Task description: Extract the records in full, leaving every picture out.

(Plotting code records)
──────
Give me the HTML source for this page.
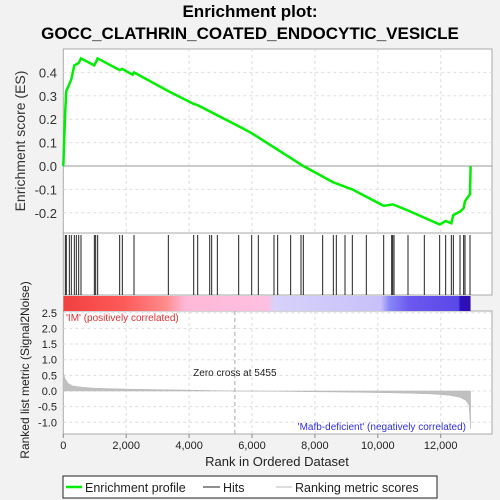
<!DOCTYPE html>
<html><head><meta charset="utf-8"><style>
html,body{margin:0;padding:0;background:#f2f2f2;}
svg{display:block;font-family:"Liberation Sans","DejaVu Sans",sans-serif;}
</style></head><body>
<svg id="chart" width="500" height="500" viewBox="0 0 500 500">
<rect width="500" height="500" fill="#f2f2f2"/>
<text x="250" y="17" text-anchor="middle" font-size="17" font-weight="bold">Enrichment plot:</text>
<text x="250" y="39" text-anchor="middle" font-size="17" font-weight="bold">GOCC_CLATHRIN_COATED_ENDOCYTIC_VESICLE</text>
<g id="g"></g>
</svg>
<script>
const esRanks=[0,65,96,192,255,351,489,563,987,1093,1792,1877,2200,2248,3340,4146,4273,5576,5990,7632,8586,9190,10187,10473,10960,11967,12158,12338,12402,12614,12730,12773,12932,12950];
const esValues=[0,0.24,0.32,0.35,0.37,0.43,0.44,0.46,0.43,0.46,0.41,0.415,0.39,0.40,0.32,0.265,0.26,0.17,0.14,0.0,-0.07,-0.10,-0.17,-0.164,-0.19,-0.25,-0.235,-0.245,-0.21,-0.195,-0.18,-0.15,-0.12,0.0];
const hits=[65,96,192,255,351,414,489,563,987,1029,1093,1792,1877,2248,3340,4146,4273,4655,4718,4898,5576,5990,6201,6699,6816,7229,7558,7632,8247,8586,8681,8957,9190,9635,10187,10441,10473,10515,10960,11479,11967,12158,12338,12402,12614,12730,12773,12932];
const metricRanks=[0,50,150,300,600,1000,2000,3000,4000,5455,6750,8000,9000,10000,11000,11800,12300,12600,12800,12900,12950];
const metricValues=[0.6,0.4,0.25,0.16,0.12,0.09,0.06,0.045,0.03,0.0,-0.01,-0.025,-0.035,-0.05,-0.07,-0.1,-0.14,-0.2,-0.3,-0.45,-1.2];
const xTicks=[0,2000,4000,6000,8000,10000,12000];
const esTicks=[-0.2,-0.1,0.0,0.1,0.2,0.3,0.4];
const metricTicks=[-1.0,-0.5,0.0,0.5,1.0,1.5,2.0,2.5];

const NS="http://www.w3.org/2000/svg";
const g=document.getElementById('g');
const L=63.3,R=492,xmax=(R-L)/0.03145;
const X=r=>L+r*0.03145;
const Yes=v=>166-v*234;
const Ym=v=>391-v*31.3;
function el(t,a,p){const e=document.createElementNS(NS,t);for(const k in a)e.setAttribute(k,a[k]);(p||g).appendChild(e);return e;}
function txt(x,y,s,a){const e=el('text',Object.assign({x:x,y:y},a||{}));e.textContent=s;return e;}

// panels
let p1=el('rect',{x:L,y:49,width:R-L,height:184,fill:'#fff',stroke:'#aaa'});


let p2=el('rect',{x:L,y:233,width:R-L,height:62,fill:'#fff',stroke:'#aaa'});


let p3=el('rect',{x:L,y:311,width:R-L,height:123,fill:'#fff',stroke:'#aaa'});



// grid
xTicks.forEach(t=>{ if(t>0){
 el('line',{x1:X(t),x2:X(t),y1:49,y2:233,stroke:'#ddd','stroke-dasharray':'3,3'});
 el('line',{x1:X(t),x2:X(t),y1:311,y2:434,stroke:'#ddd','stroke-dasharray':'3,3'});}});
esTicks.forEach(t=>{
 el('line',{x1:L,x2:R,y1:Yes(t),y2:Yes(t),stroke:t===0?'#999':'#ddd','stroke-dasharray':t===0?'':'3,3'});
 let lb=txt(57,Yes(t)+5,t.toFixed(1),{'text-anchor':'end','font-size':'13',fill:'#333'});
 
 
});
metricTicks.forEach(t=>{
 el('line',{x1:L,x2:R,y1:Ym(t),y2:Ym(t),stroke:'#ddd','stroke-dasharray':'3,3'});
 let lb=txt(57,Ym(t)+4,t.toFixed(1),{'text-anchor':'end','font-size':'11',fill:'#222'});
 
 
});

// ES line
let d=esRanks.map((r,i)=>(i?'L':'M')+X(r).toFixed(1)+','+Yes(esValues[i]).toFixed(1)).join(' ');
let es=el('path',{d:d,fill:'none',stroke:'#00ee00','stroke-width':'2.5'});



// hits
hits.forEach(h=>{let l=el('line',{x1:X(h),x2:X(h),y1:235,y2:295,stroke:'#222','stroke-width':'1'});
 
 });

// color bar
let defs=el('defs',{});
let lg=el('linearGradient',{id:'cb',x1:'0',x2:'1',y1:'0',y2:'0'},defs);
[[0,'#f04040'],[0.15,'#ff5a5a'],[0.25,'#ff8a8a'],[0.3,'#ffb8d8'],[0.5,'#ffc0e0'],[0.52,'#d6d2fa'],[0.78,'#c8c0fa'],[0.8,'#8888f8'],[0.85,'#6c58ee'],[0.97,'#5a48e8'],[0.975,'#2a10c0'],[1,'#3010b0']].forEach(s=>el('stop',{offset:s[0],'stop-color':s[1]},lg));
let cb=el('rect',{x:L,y:296,width:X(12950)-L,height:15,fill:'url(#cb)'});



// metric area
let md='M'+X(0)+','+Ym(0)+' '+metricRanks.map((r,i)=>'L'+X(r).toFixed(1)+','+Ym(metricValues[i]).toFixed(1)).join(' ')+' L'+X(12950)+','+Ym(0)+' Z';
let ma=el('path',{d:md,fill:'#c0c0c0',stroke:'#b8b8b8','stroke-width':'0.5'});


el('line',{x1:X(5455),x2:X(5455),y1:311,y2:434,stroke:'#aaa','stroke-dasharray':'4,3'});
let zc=txt(X(5455),376,'Zero cross at 5455',{'text-anchor':'middle','font-size':'10',fill:'#222'});


let pl=txt(66,321,"'IM' (positively correlated)",{'font-size':'10',fill:'#e03030'});


let nl=txt(466,430,"'Mafb-deficient' (negatively correlated)",{'text-anchor':'end','font-size':'10',fill:'#3030e0'});



// x ticks
xTicks.forEach(t=>{el('line',{x1:X(t),x2:X(t),y1:434,y2:438,stroke:'#888'});
 let lb=txt(X(t),449,t.toLocaleString('en-US'),{'text-anchor':'middle','font-size':'11',fill:'#222'});
 
 });
let xt=txt(277,466,'Rank in Ordered Dataset',{'text-anchor':'middle','font-size':'13',fill:'#222'});


let yt=txt(0,0,'Enrichment score (ES)',{'text-anchor':'middle','font-size':'14',fill:'#333',transform:'translate(25,141) rotate(-90)'});


let yt2=txt(0,0,'Ranked list metric (Signal2Noise)',{'text-anchor':'middle','font-size':'12',fill:'#222',transform:'translate(29,370) rotate(-90)'});



// legend
let lgb=el('rect',{x:63,y:476,width:374,height:22,fill:'#fff',stroke:'#222'});


el('line',{x1:66,x2:82,y1:487,y2:487,stroke:'#00ee00','stroke-width':'2.5'});
let l1=txt(85,492,'Enrichment profile',{'font-size':'12.5',fill:'#222'});


el('line',{x1:203,x2:220,y1:487,y2:487,stroke:'#222'});
let l2=txt(223,492,'Hits',{'font-size':'12.5',fill:'#222'});


el('line',{x1:276,x2:292,y1:487,y2:487,stroke:'#bbb'});
let l3=txt(295,492,'Ranking metric scores',{'font-size':'12.5',fill:'#222'});


</script>
</body></html>
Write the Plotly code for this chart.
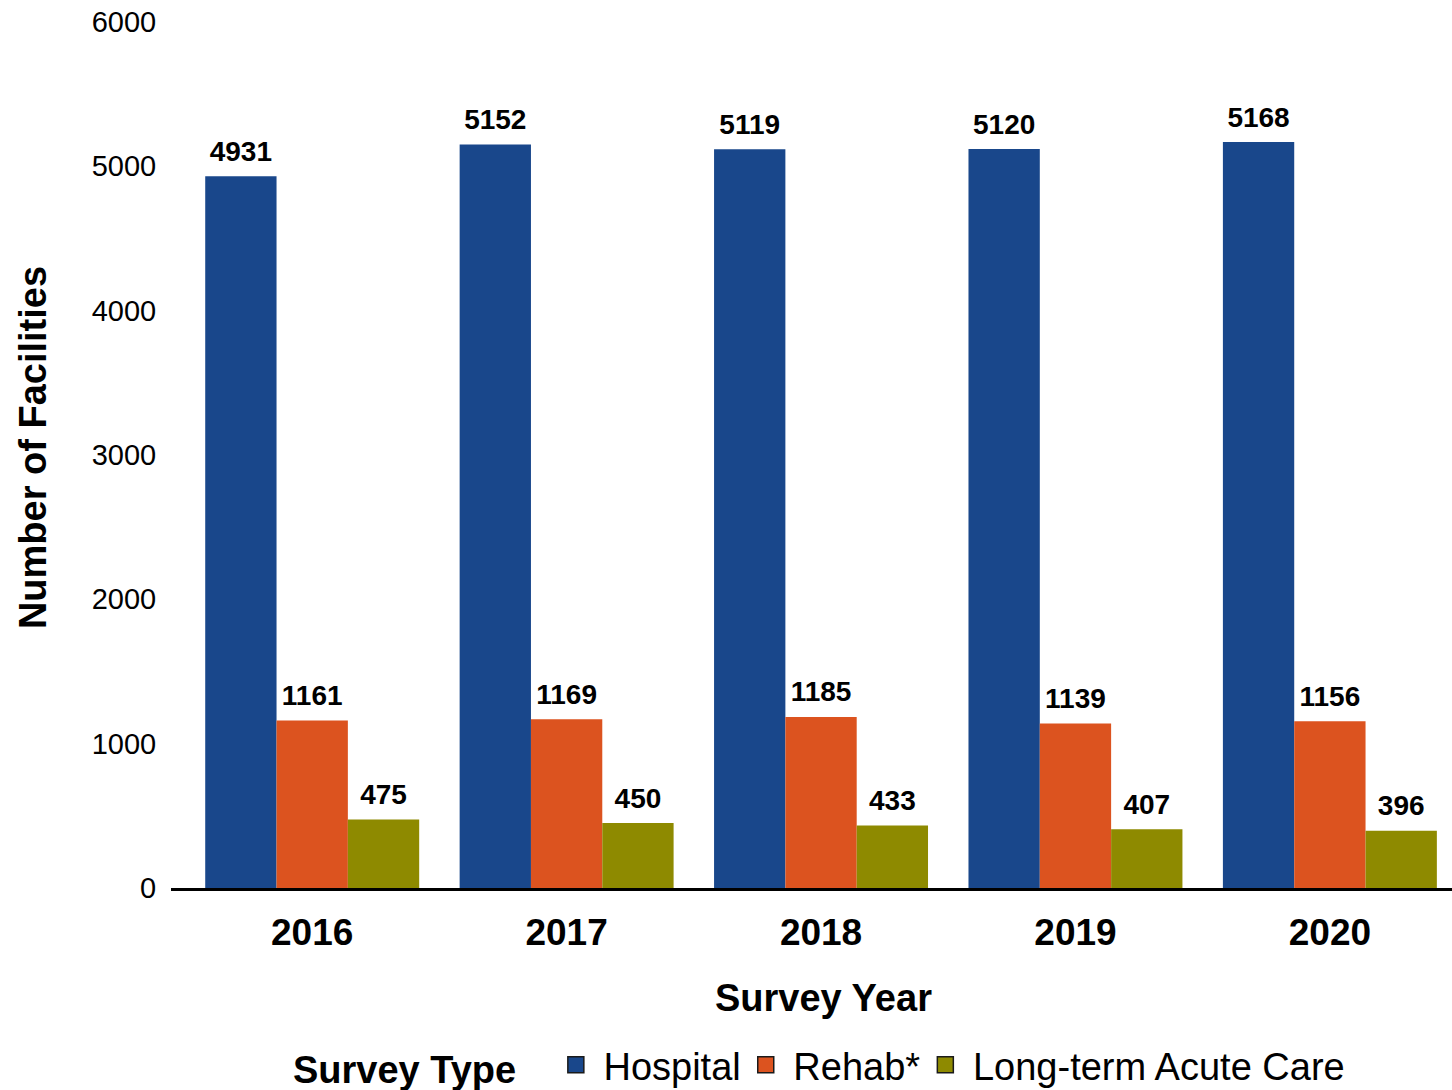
──────
Expected output:
Give me the HTML source for this page.
<!DOCTYPE html>
<html><head><meta charset="utf-8"><style>
html,body{margin:0;padding:0;background:#f2f2f2;}
svg{display:block;font-family:"Liberation Sans","DejaVu Sans",sans-serif;}
</style></head><body>
<svg id="chart" width="500" height="500" viewBox="0 0 500 500">
<rect width="500" height="500" fill="#f2f2f2"/>
<text x="250" y="17" text-anchor="middle" font-size="17" font-weight="bold">Enrichment plot:</text>
<text x="250" y="39" text-anchor="middle" font-size="17" font-weight="bold">GOCC_CLATHRIN_COATED_ENDOCYTIC_VESICLE</text>
<g id="g"></g>
</svg>
<script>
const esRanks=[0,65,96,192,255,351,489,563,987,1093,1792,1877,2200,2248,3340,4146,4273,5576,5990,7632,8586,9190,10187,10473,10960,11967,12158,12338,12402,12614,12730,12773,12932,12950];
const esValues=[0,0.24,0.32,0.35,0.37,0.43,0.44,0.46,0.43,0.46,0.41,0.415,0.39,0.40,0.32,0.265,0.26,0.17,0.14,0.0,-0.07,-0.10,-0.17,-0.164,-0.19,-0.25,-0.235,-0.245,-0.21,-0.195,-0.18,-0.15,-0.12,0.0];
const hits=[65,96,192,255,351,414,489,563,987,1029,1093,1792,1877,2248,3340,4146,4273,4655,4718,4898,5576,5990,6201,6699,6816,7229,7558,7632,8247,8586,8681,8957,9190,9635,10187,10441,10473,10515,10960,11479,11967,12158,12338,12402,12614,12730,12773,12932];
const metricRanks=[0,50,150,300,600,1000,2000,3000,4000,5455,6750,8000,9000,10000,11000,11800,12300,12600,12800,12900,12950];
const metricValues=[0.6,0.4,0.25,0.16,0.12,0.09,0.06,0.045,0.03,0.0,-0.01,-0.025,-0.035,-0.05,-0.07,-0.1,-0.14,-0.2,-0.3,-0.45,-1.2];
const xTicks=[0,2000,4000,6000,8000,10000,12000];
const esTicks=[-0.2,-0.1,0.0,0.1,0.2,0.3,0.4];
const metricTicks=[-1.0,-0.5,0.0,0.5,1.0,1.5,2.0,2.5];

const NS="http://www.w3.org/2000/svg";
const g=document.getElementById('g');
const L=63.3,R=492,xmax=(R-L)/0.03145;
const X=r=>L+r*0.03145;
const Yes=v=>166-v*234;
const Ym=v=>391-v*31.3;
function el(t,a,p){const e=document.createElementNS(NS,t);for(const k in a)e.setAttribute(k,a[k]);(p||g).appendChild(e);return e;}
function txt(x,y,s,a){const e=el('text',Object.assign({x:x,y:y},a||{}));e.textContent=s;return e;}

// panels
let p1=el('rect',{x:L,y:49,width:R-L,height:184,fill:'#fff',stroke:'#aaa'});


let p2=el('rect',{x:L,y:233,width:R-L,height:62,fill:'#fff',stroke:'#aaa'});


let p3=el('rect',{x:L,y:311,width:R-L,height:123,fill:'#fff',stroke:'#aaa'});



// grid
xTicks.forEach(t=>{ if(t>0){
 el('line',{x1:X(t),x2:X(t),y1:49,y2:233,stroke:'#ddd','stroke-dasharray':'3,3'});
 el('line',{x1:X(t),x2:X(t),y1:311,y2:434,stroke:'#ddd','stroke-dasharray':'3,3'});}});
esTicks.forEach(t=>{
 el('line',{x1:L,x2:R,y1:Yes(t),y2:Yes(t),stroke:t===0?'#999':'#ddd','stroke-dasharray':t===0?'':'3,3'});
 let lb=txt(57,Yes(t)+5,t.toFixed(1),{'text-anchor':'end','font-size':'13',fill:'#333'});
 
 
});
metricTicks.forEach(t=>{
 el('line',{x1:L,x2:R,y1:Ym(t),y2:Ym(t),stroke:'#ddd','stroke-dasharray':'3,3'});
 let lb=txt(57,Ym(t)+4,t.toFixed(1),{'text-anchor':'end','font-size':'11',fill:'#222'});
 
 
});

// ES line
let d=esRanks.map((r,i)=>(i?'L':'M')+X(r).toFixed(1)+','+Yes(esValues[i]).toFixed(1)).join(' ');
let es=el('path',{d:d,fill:'none',stroke:'#00ee00','stroke-width':'2.5'});



// hits
hits.forEach(h=>{let l=el('line',{x1:X(h),x2:X(h),y1:235,y2:295,stroke:'#222','stroke-width':'1'});
 
 });

// color bar
let defs=el('defs',{});
let lg=el('linearGradient',{id:'cb',x1:'0',x2:'1',y1:'0',y2:'0'},defs);
[[0,'#f04040'],[0.15,'#ff5a5a'],[0.25,'#ff8a8a'],[0.3,'#ffb8d8'],[0.5,'#ffc0e0'],[0.52,'#d6d2fa'],[0.78,'#c8c0fa'],[0.8,'#8888f8'],[0.85,'#6c58ee'],[0.97,'#5a48e8'],[0.975,'#2a10c0'],[1,'#3010b0']].forEach(s=>el('stop',{offset:s[0],'stop-color':s[1]},lg));
let cb=el('rect',{x:L,y:296,width:X(12950)-L,height:15,fill:'url(#cb)'});



// metric area
let md='M'+X(0)+','+Ym(0)+' '+metricRanks.map((r,i)=>'L'+X(r).toFixed(1)+','+Ym(metricValues[i]).toFixed(1)).join(' ')+' L'+X(12950)+','+Ym(0)+' Z';
let ma=el('path',{d:md,fill:'#c0c0c0',stroke:'#b8b8b8','stroke-width':'0.5'});


el('line',{x1:X(5455),x2:X(5455),y1:311,y2:434,stroke:'#aaa','stroke-dasharray':'4,3'});
let zc=txt(X(5455),376,'Zero cross at 5455',{'text-anchor':'middle','font-size':'10',fill:'#222'});


let pl=txt(66,321,"'IM' (positively correlated)",{'font-size':'10',fill:'#e03030'});


let nl=txt(466,430,"'Mafb-deficient' (negatively correlated)",{'text-anchor':'end','font-size':'10',fill:'#3030e0'});



// x ticks
xTicks.forEach(t=>{el('line',{x1:X(t),x2:X(t),y1:434,y2:438,stroke:'#888'});
 let lb=txt(X(t),449,t.toLocaleString('en-US'),{'text-anchor':'middle','font-size':'11',fill:'#222'});
 
 });
let xt=txt(277,466,'Rank in Ordered Dataset',{'text-anchor':'middle','font-size':'13',fill:'#222'});


let yt=txt(0,0,'Enrichment score (ES)',{'text-anchor':'middle','font-size':'14',fill:'#333',transform:'translate(25,141) rotate(-90)'});


let yt2=txt(0,0,'Ranked list metric (Signal2Noise)',{'text-anchor':'middle','font-size':'12',fill:'#222',transform:'translate(29,370) rotate(-90)'});



// legend
let lgb=el('rect',{x:63,y:476,width:374,height:22,fill:'#fff',stroke:'#222'});


el('line',{x1:66,x2:82,y1:487,y2:487,stroke:'#00ee00','stroke-width':'2.5'});
let l1=txt(85,492,'Enrichment profile',{'font-size':'12.5',fill:'#222'});


el('line',{x1:203,x2:220,y1:487,y2:487,stroke:'#222'});
let l2=txt(223,492,'Hits',{'font-size':'12.5',fill:'#222'});


el('line',{x1:276,x2:292,y1:487,y2:487,stroke:'#bbb'});
let l3=txt(295,492,'Ranking metric scores',{'font-size':'12.5',fill:'#222'});


</script>
</body></html>
Write the Plotly code for this chart.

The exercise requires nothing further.